Sánchez y su fiscal general acosan al Supremo: la democracia pende de un hilo

Fiscal general del Estado

El fiscal general del Estado, Álvaro García Ortiz, desautorizado doblemente por el Tribunal Supremo, que deberá pronunciarse sobre su continuidad en el cargo, ha decidido emprender una peligrosísima huida hacia adelante al recusar a los miembros del Alto Tribunal que deberán resolver el recurso contra su designación como máximo representante del Ministerio Público. No existen precedentes: el fiscal general del Estado esparciendo sombras de sospecha sobre la imparcialidad de los magistrados del más alto tribunal jurisdiccional del Estado, al más puro estilo del separatismo catalán que acusó a los jueces de lawfare.

El grado de degradación al que García Ortiz ha sometido a la Fiscalía ha superado los límites tolerables en un Estado de Derecho al llevar su sometimiento al Gobierno a unos niveles de indecencia jamás visto. García Ortiz, en lugar de asumir su responsabilidad en el nombramiento irregular de su antecesora, Dolores Delgado, como fiscal de Sala -un claro desvío de poder, según el Supremo- y presentar su dimisión ha decidido arremeter contra el tribunal superior en todos los órganos jurisdiccionales del Estado, un ataque al principal órgano del Poder Judicial.

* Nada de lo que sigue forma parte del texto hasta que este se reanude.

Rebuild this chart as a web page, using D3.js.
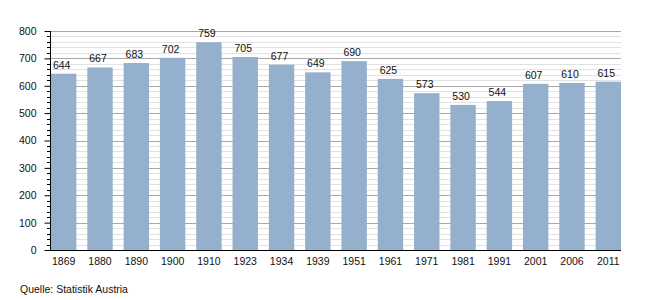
<!DOCTYPE html>
<html>
<head>
<meta charset="utf-8">
<script src="https://cdn.jsdelivr.net/npm/d3@7"></script>
<style>
body { margin: 0; background: #fff; }
text { font-family: "Liberation Sans", Arial, sans-serif; }
</style>
</head>
<body>
<script>
// Data
var years = ["1869","1880","1890","1900","1910","1923","1934","1939","1951","1961","1971","1981","1991","2001","2006","2011"];
var values = [644,667,683,702,759,705,677,649,690,625,573,530,544,607,610,615];
var yTicks = [0,100,200,300,400,500,600,700,800];
var source = "Quelle: Statistik Austria";

var width = 650, height = 300;
var margin = {top: 31, right: 29, bottom: 50, left: 50};

var svg = d3.select("body")
	.append("svg")
		.attr("width", width)
		.attr("height", height);

var xScale = d3.scaleBand()
	.domain(years)
	.range([margin.left + 1, width - margin.right])
	.paddingInner(0.3)
	.paddingOuter(0);

var yScale = d3.scaleLinear()
	.domain([0, 800])
	.range([height - margin.bottom, margin.top]);

var minor = d3.range(20, 800, 20).filter(function(d){ return d % 100 != 0; });

// minor grid lines every 20
svg.append("g")
	.selectAll("line")
	.data(minor)
	.enter()
	.append("line")
		.attr("x1", margin.left)
		.attr("x2", width - margin.right)
		.attr("y1", function(d){ return Math.round(yScale(d)) + 0.5; })
		.attr("y2", function(d){ return Math.round(yScale(d)) + 0.5; })
		.attr("stroke", "#e2e2e2");

// major grid lines
svg.append("g")
	.selectAll("line")
	.data(yTicks.slice(1))
	.enter()
	.append("line")
		.attr("x1", margin.left)
		.attr("x2", width - margin.right)
		.attr("y1", function(d){ return Math.round(yScale(d)) + 0.5; })
		.attr("y2", function(d){ return Math.round(yScale(d)) + 0.5; })
		.attr("stroke", "#a8a8a8");

// bars
svg.selectAll(".bar")
	.data(values)
	.enter()
	.append("rect")
		.attr("class", "bar")
		.attr("fill", "#95b0cd")
		.attr("x", function(d, i){ return xScale(years[i]); })
		.attr("y", function(d){ return yScale(d); })
		.attr("width", xScale.bandwidth())
		.attr("height", function(d){ return yScale(0) - yScale(d); });

// value labels
svg.selectAll(".label")
	.data(values)
	.enter()
	.append("text")
		.attr("class", "label")
		.attr("x", function(d, i){ return xScale(years[i]) + xScale.bandwidth() / 2 - 2; })
		.attr("y", function(d){ return yScale(d) - 5; })
		.attr("text-anchor", "middle")
		.attr("font-size", "10.5px")
		.attr("fill", "#111")
		.text(function(d){ return d; });

// y axis
var y_axis = d3.axisLeft(yScale)
	.tickValues(yTicks)
	.tickSize(6)
	.tickPadding(8);

var yg = svg.append("g")
	.attr("transform", "translate(" + (margin.left + 0.5) + ",0)")
	.call(y_axis);
yg.selectAll("text").attr("font-size", "10.5px").attr("fill", "#111").style("font-family", "Liberation Sans, Arial, sans-serif");
yg.select(".domain").attr("d", "M0," + yScale(800) + "V" + yScale(0));

// minor ticks on y axis
svg.append("g")
	.selectAll("line")
	.data(minor)
	.enter()
	.append("line")
		.attr("x1", margin.left - 3)
		.attr("x2", margin.left)
		.attr("y1", function(d){ return Math.round(yScale(d)) + 0.5; })
		.attr("y2", function(d){ return Math.round(yScale(d)) + 0.5; })
		.attr("stroke", "#000");

// x axis
var x_axis = d3.axisBottom(xScale).tickSize(0).tickPadding(7);
var xg = svg.append("g")
	.attr("transform", "translate(0," + (yScale(0) + 0.5) + ")")
	.call(x_axis);
xg.select(".domain").attr("d", "M" + margin.left + ",0H" + (width - margin.right));
xg.selectAll("text").attr("font-size", "10.5px").attr("fill", "#111").style("font-family", "Liberation Sans, Arial, sans-serif");

// source
svg.append("text")
	.attr("x", 20)
	.attr("y", 293)
	.attr("font-size", "10.5px")
	.attr("fill", "#111")
	.text(source);
</script>
</body>
</html>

Se agotan los calificativos para definir la irresponsabilidad que supone que un fiscal general del Estado dude y ponga en cuestión la independencia de criterio de los miembros del Tribunal Supremo. El mismo fiscal general que ha llevado al Ministerio Público al nivel más bajo de descrédito por su pastueña y servil defensa a ultranza del Gobierno de Pedro Sánchez se ha permitido la osadía de arremeter contra el Tribunal Supremo, comprando los argumentos de los separatistas catalanes que subvirtieron el orden constitucional.

Lo que está ocurriendo es de una extrema gravedad, porque el Gobierno de Pedro Sánchez, con la ayuda del fiscal general del Estado, está inmerso en una brutal ofensiva contra la estructura institucional del propio Estado de Derecho. Está en juego -y no es ninguna exageración- la supervivencia de nuestro sistema democrático.